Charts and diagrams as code
====
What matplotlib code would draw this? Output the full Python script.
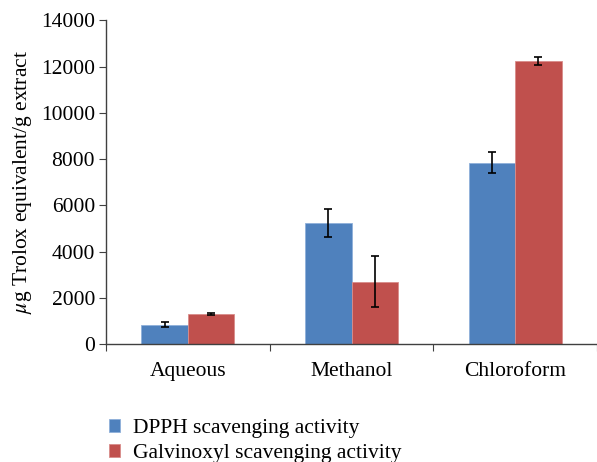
import matplotlib
matplotlib.use("Agg")
import matplotlib.pyplot as plt
import numpy as np

categories = ["Aqueous", "Methanol", "Chloroform"]
dpph = [850, 5250, 7850]
dpph_err = [100, 600, 450]
galv = [1310, 2700, 12230]
galv_err = [40, 1100, 180]
series_names = ["DPPH scavenging activity", "Galvinoxyl scavenging activity"]
yticks = [0, 2000, 4000, 6000, 8000, 10000, 12000, 14000]

plt.rcParams['font.family'] = ['Liberation Serif', 'DejaVu Serif']
plt.rcParams['mathtext.fontset'] = 'stix'
FS = 15.5

fig = plt.figure(figsize=(5.97, 4.62), dpi=100)
ax = fig.add_axes([106/597, 117.7/462, 1 - 106/597, 324/462])

x = np.arange(len(categories))
w = 0.285
blue = "#4F81BD"
red = "#C0504D"
b1 = ax.bar(x - w/2, dpph, w, color=blue, edgecolor="#8FB0DA", linewidth=0.6,
            yerr=dpph_err, error_kw=dict(ecolor="black", elinewidth=1.2, capsize=3, capthick=1.2),
            label=series_names[0])
b2 = ax.bar(x + w/2, galv, w, color=red, edgecolor="#D98C8A", linewidth=0.6,
            yerr=galv_err, error_kw=dict(ecolor="black", elinewidth=1.2, capsize=3, capthick=1.2),
            label=series_names[1])

ax.set_xlim(-0.5, 2.449)
ax.set_ylim(0, 14000)
ax.set_yticks(yticks)
ax.set_yticklabels([str(v) for v in yticks], fontsize=FS)
ax.set_xticks([-0.5, 0.5, 1.5, 2.5])
ax.set_xticklabels([])
ax.set_xticks(x, minor=True)
ax.set_xticklabels(categories, minor=True, fontsize=FS)
ax.tick_params(axis='x', which='minor', length=0, pad=13)
ax.tick_params(axis='x', which='major', length=5, direction='out', color="#404040")
ax.tick_params(axis='y', length=5, direction='out', color="#404040", pad=3)

for s in ["top", "right"]:
    ax.spines[s].set_visible(False)
for s in ["left", "bottom"]:
    ax.spines[s].set_color("#404040")
    ax.spines[s].set_linewidth(1.0)

ax.set_ylabel(r"$\mu$g Trolox equivalent/g extract", fontsize=FS, labelpad=5)

fig.legend(handles=[b1, b2], labels=series_names, loc="upper left",
           bbox_to_anchor=(100/597, 1 - 410/462), frameon=False, fontsize=FS,
           handlelength=0.55, handleheight=0.55, handletextpad=0.6, labelspacing=0.3,
           borderaxespad=0)

fig.savefig("out.png", dpi=100)
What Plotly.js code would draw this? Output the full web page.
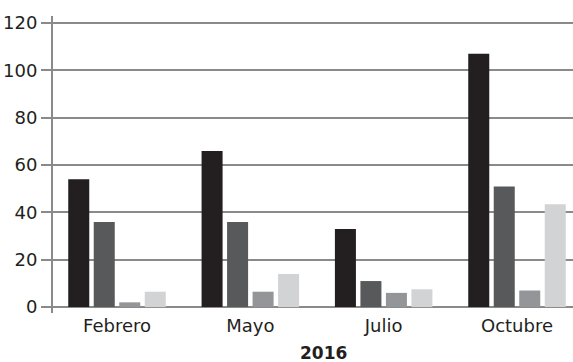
====
WORK TO COMPLETE: Excluding the pictures, reproduce every entry exactly as given.

RESPONSE BELOW:
What matplotlib code would draw this? Output the full Python script.
import matplotlib
matplotlib.use("Agg")
import matplotlib.pyplot as plt
import numpy as np

categories = ["Aqueous", "Methanol", "Chloroform"]
dpph = [850, 5250, 7850]
dpph_err = [100, 600, 450]
galv = [1310, 2700, 12230]
galv_err = [40, 1100, 180]
series_names = ["DPPH scavenging activity", "Galvinoxyl scavenging activity"]
yticks = [0, 2000, 4000, 6000, 8000, 10000, 12000, 14000]

plt.rcParams['font.family'] = ['Liberation Serif', 'DejaVu Serif']
plt.rcParams['mathtext.fontset'] = 'stix'
FS = 15.5

fig = plt.figure(figsize=(5.97, 4.62), dpi=100)
ax = fig.add_axes([106/597, 117.7/462, 1 - 106/597, 324/462])

x = np.arange(len(categories))
w = 0.285
blue = "#4F81BD"
red = "#C0504D"
b1 = ax.bar(x - w/2, dpph, w, color=blue, edgecolor="#8FB0DA", linewidth=0.6,
            yerr=dpph_err, error_kw=dict(ecolor="black", elinewidth=1.2, capsize=3, capthick=1.2),
            label=series_names[0])
b2 = ax.bar(x + w/2, galv, w, color=red, edgecolor="#D98C8A", linewidth=0.6,
            yerr=galv_err, error_kw=dict(ecolor="black", elinewidth=1.2, capsize=3, capthick=1.2),
            label=series_names[1])

ax.set_xlim(-0.5, 2.449)
ax.set_ylim(0, 14000)
ax.set_yticks(yticks)
ax.set_yticklabels([str(v) for v in yticks], fontsize=FS)
ax.set_xticks([-0.5, 0.5, 1.5, 2.5])
ax.set_xticklabels([])
ax.set_xticks(x, minor=True)
ax.set_xticklabels(categories, minor=True, fontsize=FS)
ax.tick_params(axis='x', which='minor', length=0, pad=13)
ax.tick_params(axis='x', which='major', length=5, direction='out', color="#404040")
ax.tick_params(axis='y', length=5, direction='out', color="#404040", pad=3)

for s in ["top", "right"]:
    ax.spines[s].set_visible(False)
for s in ["left", "bottom"]:
    ax.spines[s].set_color("#404040")
    ax.spines[s].set_linewidth(1.0)

ax.set_ylabel(r"$\mu$g Trolox equivalent/g extract", fontsize=FS, labelpad=5)

fig.legend(handles=[b1, b2], labels=series_names, loc="upper left",
           bbox_to_anchor=(100/597, 1 - 410/462), frameon=False, fontsize=FS,
           handlelength=0.55, handleheight=0.55, handletextpad=0.6, labelspacing=0.3,
           borderaxespad=0)

fig.savefig("out.png", dpi=100)
What Plotly.js code would draw this? Output the full web page.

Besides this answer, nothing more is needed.